• [REQUEST]: Only the lines from the start of the data below through the line that contains "a_favors = ['Favors" are to be copied, exactly and without pictures.
((
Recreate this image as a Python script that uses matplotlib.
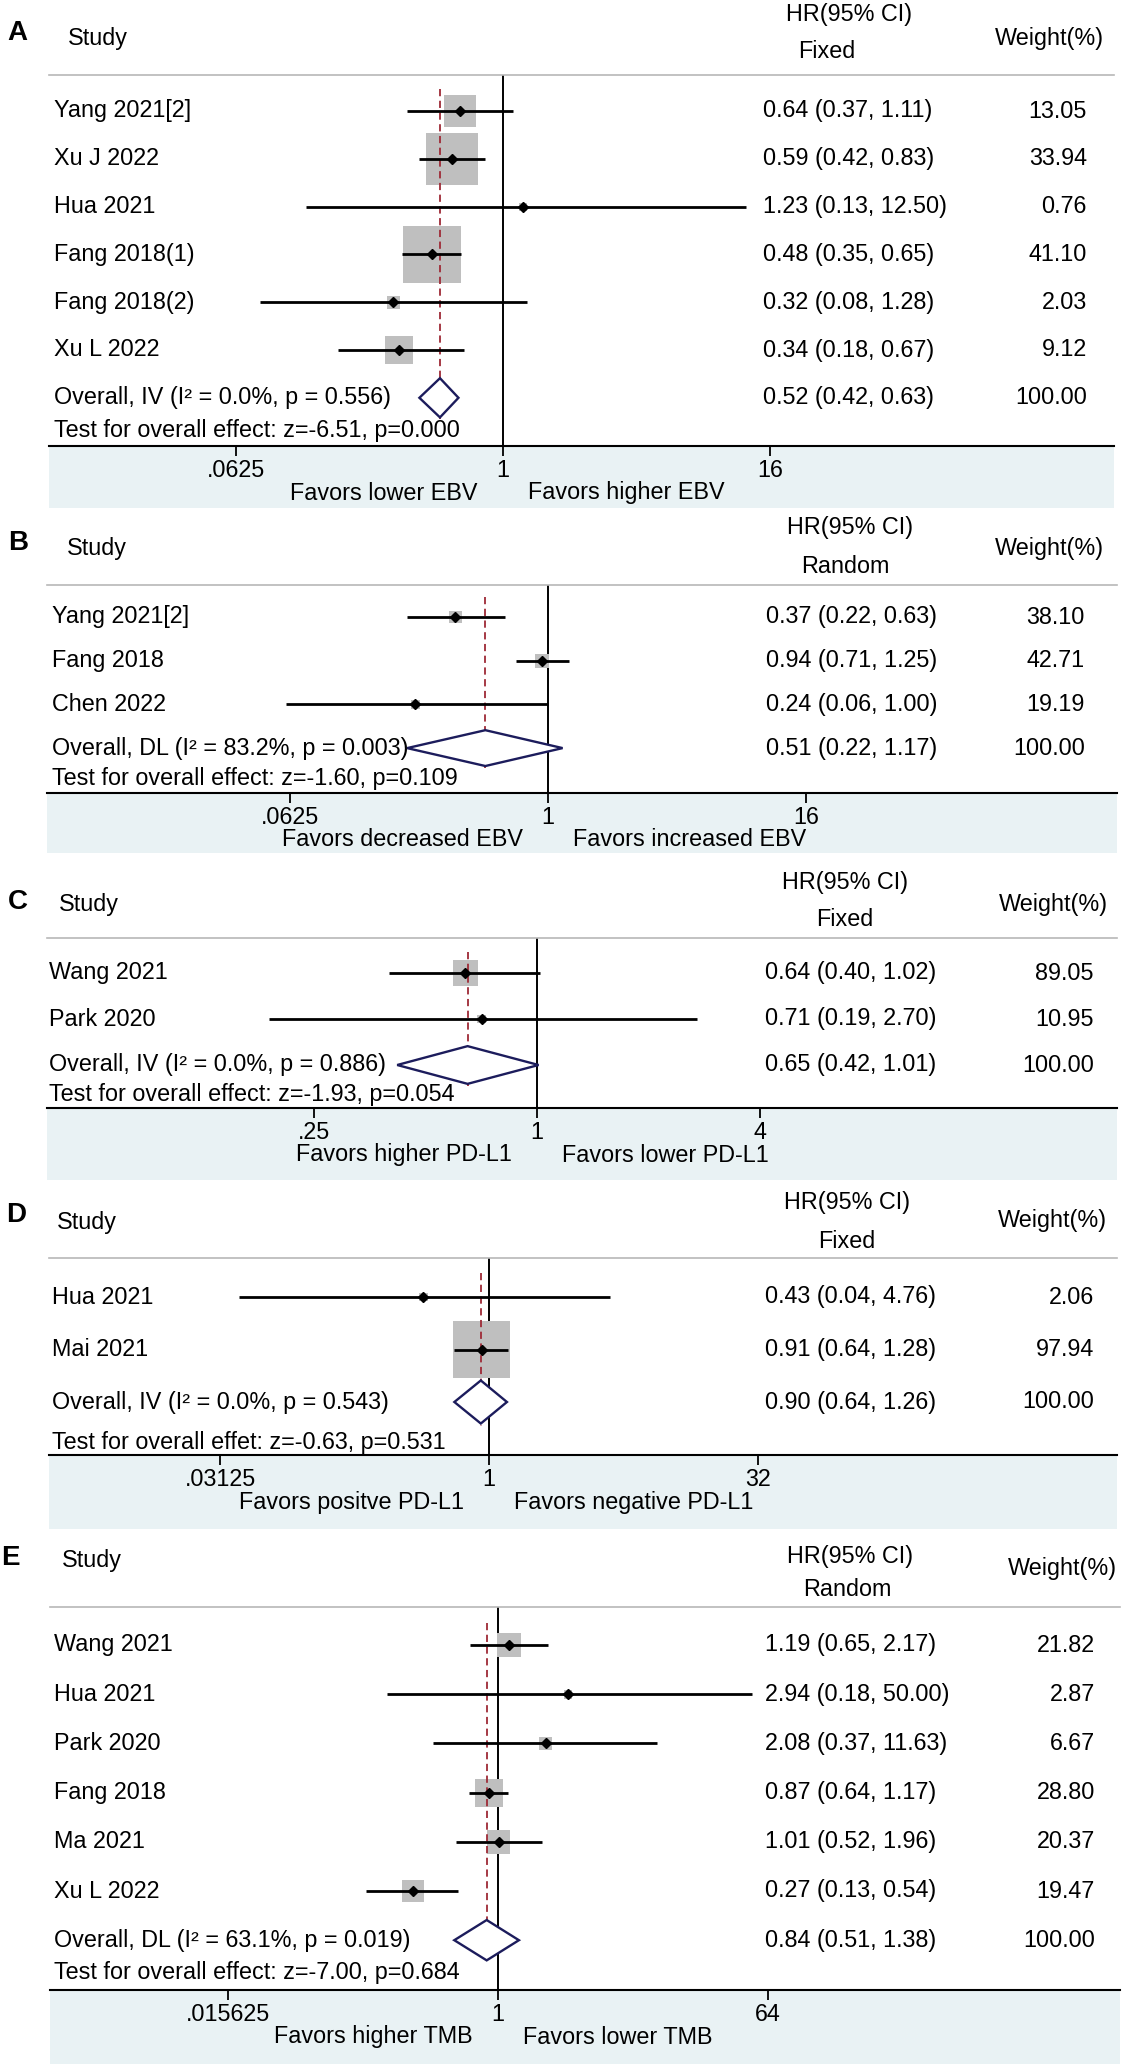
import numpy as np
import matplotlib.pyplot as plt
from matplotlib import transforms
from matplotlib.patches import Rectangle

plt.rcParams['font.family'] = ['Liberation Sans', 'DejaVu Sans']

W, H = 1123, 2067

# A: EBV lower vs higher (fixed)
a_study = ['Yang 2021[2]', 'Xu J 2022', 'Hua 2021', 'Fang 2018(1)', 'Fang 2018(2)', 'Xu L 2022']
a_hr = [0.64, 0.59, 1.23, 0.48, 0.32, 0.34]
a_lo = [0.37, 0.42, 0.13, 0.35, 0.08, 0.18]
a_hi = [1.11, 0.83, 12.50, 0.65, 1.28, 0.67]
a_weight = [13.05, 33.94, 0.76, 41.10, 2.03, 9.12]
a_overall = [0.52, 0.42, 0.63]
a_overall_label = 'Overall, IV (I² = 0.0%, p = 0.556)'
a_test = 'Test for overall effect: z=-6.51, p=0.000'
a_model = 'Fixed'
a_ticks = [0.0625, 1, 16]
a_tick_labels = ['.0625', '1', '16']
a_favors = ['Favors lower EBV', 'Favors higher EBV']

# B: EBV decreased vs increased (random)
b_study = ['Yang 2021[2]', 'Fang 2018', 'Chen 2022']
b_hr = [0.37, 0.94, 0.24]
b_lo = [0.22, 0.71, 0.06]
b_hi = [0.63, 1.25, 1.00]
b_weight = [38.10, 42.71, 19.19]
b_overall = [0.51, 0.22, 1.17]
b_overall_label = 'Overall, DL (I² = 83.2%, p = 0.003)'
b_test = 'Test for overall effect: z=-1.60, p=0.109'
b_model = 'Random'
b_ticks = [0.0625, 1, 16]
b_tick_labels = ['.0625', '1', '16']
b_favors = ['Favors decreased EBV', 'Favors increased EBV']

# C: PD-L1 higher vs lower (fixed)
c_study = ['Wang 2021', 'Park 2020']
c_hr = [0.64, 0.71]
c_lo = [0.40, 0.19]
c_hi = [1.02, 2.70]
c_weight = [89.05, 10.95]
c_overall = [0.65, 0.42, 1.01]
c_overall_label = 'Overall, IV (I² = 0.0%, p = 0.886)'
c_test = 'Test for overall effect: z=-1.93, p=0.054'
c_model = 'Fixed'
c_ticks = [0.25, 1, 4]
c_tick_labels = ['.25', '1', '4']
c_favors = ['Favors higher PD-L1', 'Favors lower PD-L1']

# D: PD-L1 positive vs negative (fixed)
d_study = ['Hua 2021', 'Mai 2021']
d_hr = [0.43, 0.91]
d_lo = [0.04, 0.64]
d_hi = [4.76, 1.28]
d_weight = [2.06, 97.94]
d_overall = [0.90, 0.64, 1.26]
d_overall_label = 'Overall, IV (I² = 0.0%, p = 0.543)'
d_test = 'Test for overall effet: z=-0.63, p=0.531'
d_model = 'Fixed'
d_ticks = [0.03125, 1, 32]
d_tick_labels = ['.03125', '1', '32']
d_favors = ['Favors positve PD-L1', 'Favors negative PD-L1']

# E: TMB higher vs lower (random)
e_study = ['Wang 2021', 'Hua 2021', 'Park 2020', 'Fang 2018', 'Ma 2021', 'Xu L 2022']
e_hr = [1.19, 2.94, 2.08, 0.87, 1.01, 0.27]
e_lo = [0.65, 0.18, 0.37, 0.64, 0.52, 0.13]
e_hi = [2.17, 50.00, 11.63, 1.17, 1.96, 0.54]
e_weight = [21.82, 2.87, 6.67, 28.80, 20.37, 19.47]
e_overall = [0.84, 0.51, 1.38]
e_overall_label = 'Overall, DL (I² = 63.1%, p = 0.019)'
e_test = 'Test for overall effect: z=-7.00, p=0.684'
e_model = 'Random'
e_ticks = [0.015625, 1, 64]
e_tick_labels = ['.015625', '1', '64']
e_favors = ['Favors higher TMB', 'Favors lower TMB']

panels = [
    ('A', a_study, a_hr, a_lo, a_hi, a_weight, a_overall, a_overall_label, a_test, a_model, a_ticks, a_tick_labels, a_favors),
    ('B', b_study, b_hr, b_lo, b_hi, b_weight, b_overall, b_overall_label, b_test, b_model, b_ticks, b_tick_labels, b_favors),
    ('C', c_study, c_hr, c_lo, c_hi, c_weight, c_overall, c_overall_label, c_test, c_model, c_ticks, c_tick_labels, c_favors),
    ('D', d_study, d_hr, d_lo, d_hi, d_weight, d_overall, d_overall_label, d_test, d_model, d_ticks, d_tick_labels, d_favors),
    ('E', e_study, e_hr, e_lo, e_hi, e_weight, e_overall, e_overall_label, e_test, e_model, e_ticks, e_tick_labels, e_favors),
]

# pixel layout of each panel (measured on the reference)
layout = [
    dict(left=49, right=1114, header=75, row0=111, sp=47.8, test=430, axis=446, shade=508, p1=503, ppu=66.8, k=9.0,
         letter=(17, 33), study=(68, 38), hrh=(849, 15), model=(827, 52), wth=(1049, 38), name_x=54, hr_x=763, wt_x=1087),
    dict(left=47, right=1117, header=585, row0=617, sp=43.7, test=778, axis=793, shade=853, p1=548, ppu=64.5, k=2.1,
         letter=(18, 543), study=(67, 548), hrh=(850, 528), model=(845, 567), wth=(1049, 548), name_x=52, hr_x=766, wt_x=1085),
    dict(left=47, right=1117, header=938, row0=973, sp=46, test=1095, axis=1108, shade=1180, p1=537, ppu=111.7, k=2.65,
         letter=(18, 902), study=(59, 904), hrh=(845, 883), model=(845, 919), wth=(1053, 904), name_x=49, hr_x=765, wt_x=1094),
    dict(left=49, right=1117, header=1258, row0=1297, sp=52.5, test=1442, axis=1455, shade=1529, p1=489, ppu=53.8, k=5.76,
         letter=(16, 1215), study=(57, 1223), hrh=(847, 1203), model=(847, 1242), wth=(1052, 1220), name_x=52, hr_x=765, wt_x=1094),
    dict(left=50, right=1120, header=1607, row0=1645, sp=49.2, test=1972, axis=1990, shade=2064, p1=498, ppu=45, k=5.2,
         letter=(10, 1558), study=(62, 1561), hrh=(850, 1556), model=(847, 1590), wth=(1062, 1569), name_x=54, hr_x=765, wt_x=1095),
]

FS = 16.8
fig = plt.figure(figsize=(W / 100, H / 100), dpi=100)


def fx(px):
    return px / W


def fy(py):
    return 1 - py / H


for (letter, study, hr, lo, hi, weight, overall, overall_label, test, model, ticks, tick_labels, favors), L in zip(panels, layout):
    n = len(study)
    ax = fig.add_axes([fx(L['left']), fy(L['axis']), (L['right'] - L['left']) / W, (L['axis'] - L['header']) / H])
    ax.patch.set_alpha(0)
    ax.set_xscale('log', base=2)
    ax.set_xlim(2 ** (-(L['p1'] - L['left']) / L['ppu']), 2 ** ((L['right'] - L['p1']) / L['ppu']))
    ax.set_ylim((L['axis'] - L['row0']) / L['sp'], (L['header'] - L['row0']) / L['sp'])

    rows = np.arange(n)
    ax.axvline(1, color='black', lw=1.4, zorder=1)
    ax.vlines(overall[0], -0.45, n + 0.45, color='#9e2a36', lw=1.3, linestyles=(0, (4, 2.5)), zorder=3)

    side = L['k'] * np.sqrt(weight) * 0.72
    ax.scatter(hr, rows, s=side ** 2, marker='s', color='#bfbfbf', linewidths=0, zorder=2)
    ax.hlines(rows, lo, hi, color='black', lw=2.0, zorder=4)
    ax.plot(hr, rows, ls='none', marker='D', ms=4.6, color='black', zorder=5)

    h = 0.41
    ax.fill([overall[1], overall[0], overall[2], overall[0]], [n, n - h, n, n + h],
            facecolor='white', edgecolor='#1c1c5c', lw=1.7, zorder=4)

    for side_name in ['left', 'right']:
        ax.spines[side_name].set_visible(False)
    ax.spines['top'].set_color('#b8b8b8')
    ax.spines['top'].set_linewidth(1.2)
    ax.spines['bottom'].set_linewidth(1.5)
    ax.set_yticks([])
    ax.xaxis.set_minor_locator(plt.NullLocator())
    ax.set_xticks(ticks, labels=tick_labels)
    ax.tick_params(axis='x', direction='out', length=7, width=1.3, labelsize=FS, pad=2.5)

    tr = transforms.blended_transform_factory(fig.transFigure, ax.transData)
    for i in range(n):
        ax.text(fx(L['name_x']), i, study[i], transform=tr, fontsize=FS, va='center', ha='left')
        ax.text(fx(L['hr_x']), i, f'{hr[i]:.2f} ({lo[i]:.2f}, {hi[i]:.2f})', transform=tr,
                fontsize=FS, va='center', ha='left')
        ax.text(fx(L['wt_x']), i, f'{weight[i]:.2f}', transform=tr, fontsize=FS, va='center', ha='right')
    ax.text(fx(L['name_x']), n, overall_label, transform=tr, fontsize=FS, va='center', ha='left')
    ax.text(fx(L['hr_x']), n, f'{overall[0]:.2f} ({overall[1]:.2f}, {overall[2]:.2f})', transform=tr,
            fontsize=FS, va='center', ha='left')
    ax.text(fx(L['wt_x']), n, f'{sum(weight):.2f}', transform=tr, fontsize=FS, va='center', ha='right')
    ax.text(fx(L['name_x']), (L['test'] - L['row0']) / L['sp'], test, transform=tr, fontsize=FS,
            va='center', ha='left')

    # header
    fig.text(fx(L['letter'][0]), fy(L['letter'][1]), letter, fontsize=20, fontweight='bold', ha='center', va='center')
    fig.text(fx(L['study'][0]), fy(L['study'][1]), 'Study', fontsize=FS, ha='left', va='center')
    fig.text(fx(L['hrh'][0]), fy(L['hrh'][1]), 'HR(95% CI)', fontsize=FS, ha='center', va='center')
    fig.text(fx(L['model'][0]), fy(L['model'][1]), model, fontsize=FS, ha='center', va='center')
    fig.text(fx(L['wth'][0]), fy(L['wth'][1]), 'Weight(%)', fontsize=FS, ha='center', va='center')

    # shaded axis band and favors labels
    fig.add_artist(Rectangle((fx(L['left']), fy(L['shade'])), (L['right'] - L['left']) / W,
                             (L['shade'] - L['axis']) / H, transform=fig.transFigure,
                             facecolor='#e9f2f4', edgecolor='none', zorder=-1))
    fav_y = fy(L['axis'] + 47)
    ax.annotate(favors[0], xy=(1, fav_y), xycoords=('data', 'figure fraction'), xytext=(-25, 0),
                textcoords='offset pixels', ha='right', va='center', fontsize=FS, annotation_clip=False)
    ax.annotate(favors[1], xy=(1, fav_y), xycoords=('data', 'figure fraction'), xytext=(25, 0),
                textcoords='offset pixels', ha='left', va='center', fontsize=FS, annotation_clip=False)

fig.savefig('out.png', dpi=100)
))
• [FINISHED ANSWER]:
Recreate this image as a Python script that uses matplotlib.
import numpy as np
import matplotlib.pyplot as plt
from matplotlib import transforms
from matplotlib.patches import Rectangle

plt.rcParams['font.family'] = ['Liberation Sans', 'DejaVu Sans']

W, H = 1123, 2067

# A: EBV lower vs higher (fixed)
a_study = ['Yang 2021[2]', 'Xu J 2022', 'Hua 2021', 'Fang 2018(1)', 'Fang 2018(2)', 'Xu L 2022']
a_hr = [0.64, 0.59, 1.23, 0.48, 0.32, 0.34]
a_lo = [0.37, 0.42, 0.13, 0.35, 0.08, 0.18]
a_hi = [1.11, 0.83, 12.50, 0.65, 1.28, 0.67]
a_weight = [13.05, 33.94, 0.76, 41.10, 2.03, 9.12]
a_overall = [0.52, 0.42, 0.63]
a_overall_label = 'Overall, IV (I² = 0.0%, p = 0.556)'
a_test = 'Test for overall effect: z=-6.51, p=0.000'
a_model = 'Fixed'
a_ticks = [0.0625, 1, 16]
a_tick_labels = ['.0625', '1', '16']
a_favors = ['Favors lower EBV', 'Favors higher EBV']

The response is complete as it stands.